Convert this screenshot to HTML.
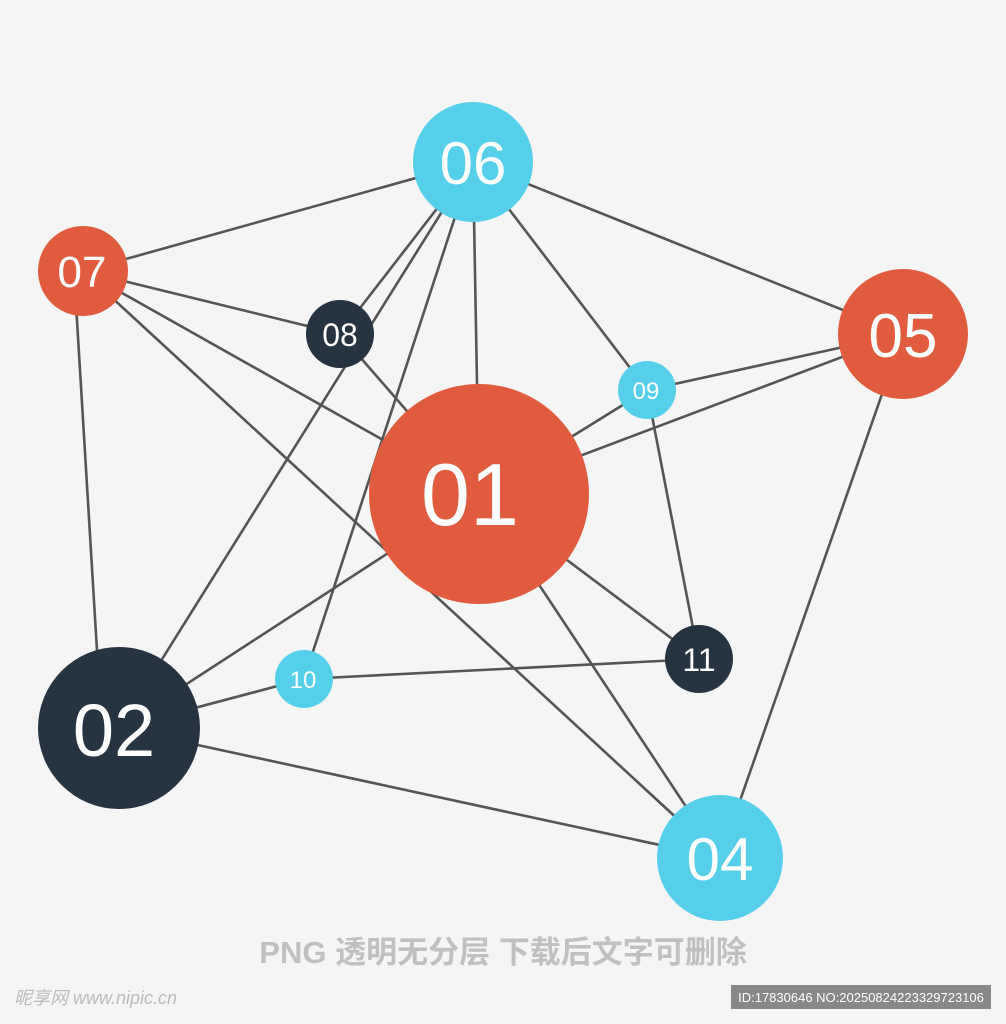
<!DOCTYPE html>
<html><head><meta charset="utf-8"><style>
html,body{margin:0;padding:0;background:#f5f5f5;}
svg{display:block}
</style></head><body>
<svg width="1006" height="1024" viewBox="0 0 1006 1024" xmlns="http://www.w3.org/2000/svg">
<rect width="1006" height="1024" fill="#f5f5f5"/>
<g stroke="#555" stroke-width="2.6" fill="none">
<line x1="83" y1="271" x2="473" y2="162"/>
<line x1="473" y1="162" x2="903" y2="334"/>
<line x1="83" y1="271" x2="340" y2="334"/>
<line x1="83" y1="271" x2="479" y2="494"/>
<line x1="83" y1="271" x2="720" y2="858"/>
<line x1="74" y1="271" x2="100" y2="700"/>
<line x1="473" y1="162" x2="340" y2="334"/>
<line x1="473" y1="162" x2="119" y2="728"/>
<line x1="473" y1="162" x2="304" y2="679"/>
<line x1="473" y1="162" x2="479" y2="494"/>
<line x1="473" y1="162" x2="647" y2="390"/>
<line x1="340" y1="334" x2="479" y2="494"/>
<line x1="647" y1="390" x2="903" y2="334"/>
<line x1="479" y1="494" x2="903" y2="334"/>
<line x1="479" y1="494" x2="647" y2="390"/>
<line x1="647" y1="390" x2="699" y2="659"/>
<line x1="903" y1="334" x2="720" y2="858"/>
<line x1="479" y1="494" x2="699" y2="659"/>
<line x1="479" y1="494" x2="720" y2="858"/>
<line x1="479" y1="494" x2="119" y2="728"/>
<line x1="119" y1="728" x2="304" y2="679"/>
<line x1="304" y1="679" x2="699" y2="659"/>
<line x1="119" y1="728" x2="720" y2="858"/>
</g>
<g font-family="Liberation Sans, sans-serif" fill="#fff" text-anchor="middle">
<circle cx="473" cy="162" r="60" fill="#56CFEB"/><text x="473" y="184" font-size="60">06</text>
<circle cx="83" cy="271" r="45" fill="#E15B3F"/><text x="82" y="287" font-size="44">07</text>
<circle cx="340" cy="334" r="34" fill="#263340"/><text x="340" y="346" font-size="32">08</text>
<circle cx="903" cy="334" r="65" fill="#E15B3F"/><text x="903" y="357" font-size="62">05</text>
<circle cx="647" cy="390" r="29" fill="#56CFEB"/><text x="646" y="399" font-size="24">09</text>
<circle cx="479" cy="494" r="110" fill="#E15B3F"/><text x="470" y="525" font-size="88">01</text>
<circle cx="699" cy="659" r="34" fill="#263340"/><text x="699" y="671" font-size="32">11</text>
<circle cx="304" cy="679" r="29" fill="#56CFEB"/><text x="303" y="688" font-size="24">10</text>
<circle cx="119" cy="728" r="81" fill="#263340"/><text x="114" y="756" font-size="74">02</text>
<circle cx="720" cy="858" r="63" fill="#56CFEB"/><text x="720" y="880" font-size="60">04</text>
</g>
<text x="503" y="963" text-anchor="middle" font-family="Liberation Sans, Noto Sans CJK SC, sans-serif" font-size="31" font-weight="bold" fill="#c0c0c0">PNG 透明无分层 下载后文字可删除</text>
<text x="14" y="1004" font-family="Liberation Sans, Noto Sans CJK SC, sans-serif" font-size="18" fill="#bbb" font-style="italic">昵享网 www.nipic.cn</text>
<rect x="731" y="985" width="260" height="24" fill="#888"/>
<text x="861" y="1002" text-anchor="middle" font-family="Liberation Sans, sans-serif" font-size="13" fill="#fff">ID:17830646 NO:20250824223329723106</text>
</svg>
</body></html>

# # # # # # #

## YOUR INSTRUCTIONS
Retype the data above exactly; pictures are not part of the copy.

## OUTPUT BELOW
Convert this screenshot to HTML.
<!DOCTYPE html>
<html><head><meta charset="utf-8"><style>
html,body{margin:0;padding:0;background:#f5f5f5;}
svg{display:block}
</style></head><body>
<svg width="1006" height="1024" viewBox="0 0 1006 1024" xmlns="http://www.w3.org/2000/svg">
<rect width="1006" height="1024" fill="#f5f5f5"/>
<g stroke="#555" stroke-width="2.6" fill="none">
<line x1="83" y1="271" x2="473" y2="162"/>
<line x1="473" y1="162" x2="903" y2="334"/>
<line x1="83" y1="271" x2="340" y2="334"/>
<line x1="83" y1="271" x2="479" y2="494"/>
<line x1="83" y1="271" x2="720" y2="858"/>
<line x1="74" y1="271" x2="100" y2="700"/>
<line x1="473" y1="162" x2="340" y2="334"/>
<line x1="473" y1="162" x2="119" y2="728"/>
<line x1="473" y1="162" x2="304" y2="679"/>
<line x1="473" y1="162" x2="479" y2="494"/>
<line x1="473" y1="162" x2="647" y2="390"/>
<line x1="340" y1="334" x2="479" y2="494"/>
<line x1="647" y1="390" x2="903" y2="334"/>
<line x1="479" y1="494" x2="903" y2="334"/>
<line x1="479" y1="494" x2="647" y2="390"/>
<line x1="647" y1="390" x2="699" y2="659"/>
<line x1="903" y1="334" x2="720" y2="858"/>
<line x1="479" y1="494" x2="699" y2="659"/>
<line x1="479" y1="494" x2="720" y2="858"/>
<line x1="479" y1="494" x2="119" y2="728"/>
<line x1="119" y1="728" x2="304" y2="679"/>
<line x1="304" y1="679" x2="699" y2="659"/>
<line x1="119" y1="728" x2="720" y2="858"/>
</g>
<g font-family="Liberation Sans, sans-serif" fill="#fff" text-anchor="middle">
<circle cx="473" cy="162" r="60" fill="#56CFEB"/><text x="473" y="184" font-size="60">06</text>
<circle cx="83" cy="271" r="45" fill="#E15B3F"/><text x="82" y="287" font-size="44">07</text>
<circle cx="340" cy="334" r="34" fill="#263340"/><text x="340" y="346" font-size="32">08</text>
<circle cx="903" cy="334" r="65" fill="#E15B3F"/><text x="903" y="357" font-size="62">05</text>
<circle cx="647" cy="390" r="29" fill="#56CFEB"/><text x="646" y="399" font-size="24">09</text>
<circle cx="479" cy="494" r="110" fill="#E15B3F"/><text x="470" y="525" font-size="88">01</text>
<circle cx="699" cy="659" r="34" fill="#263340"/><text x="699" y="671" font-size="32">11</text>
<circle cx="304" cy="679" r="29" fill="#56CFEB"/><text x="303" y="688" font-size="24">10</text>
<circle cx="119" cy="728" r="81" fill="#263340"/><text x="114" y="756" font-size="74">02</text>
<circle cx="720" cy="858" r="63" fill="#56CFEB"/><text x="720" y="880" font-size="60">04</text>
</g>
<text x="503" y="963" text-anchor="middle" font-family="Liberation Sans, Noto Sans CJK SC, sans-serif" font-size="31" font-weight="bold" fill="#c0c0c0">PNG 透明无分层 下载后文字可删除</text>
<text x="14" y="1004" font-family="Liberation Sans, Noto Sans CJK SC, sans-serif" font-size="18" fill="#bbb" font-style="italic">昵享网 www.nipic.cn</text>
<rect x="731" y="985" width="260" height="24" fill="#888"/>
<text x="861" y="1002" text-anchor="middle" font-family="Liberation Sans, sans-serif" font-size="13" fill="#fff">ID:17830646 NO:20250824223329723106</text>
</svg>
</body></html>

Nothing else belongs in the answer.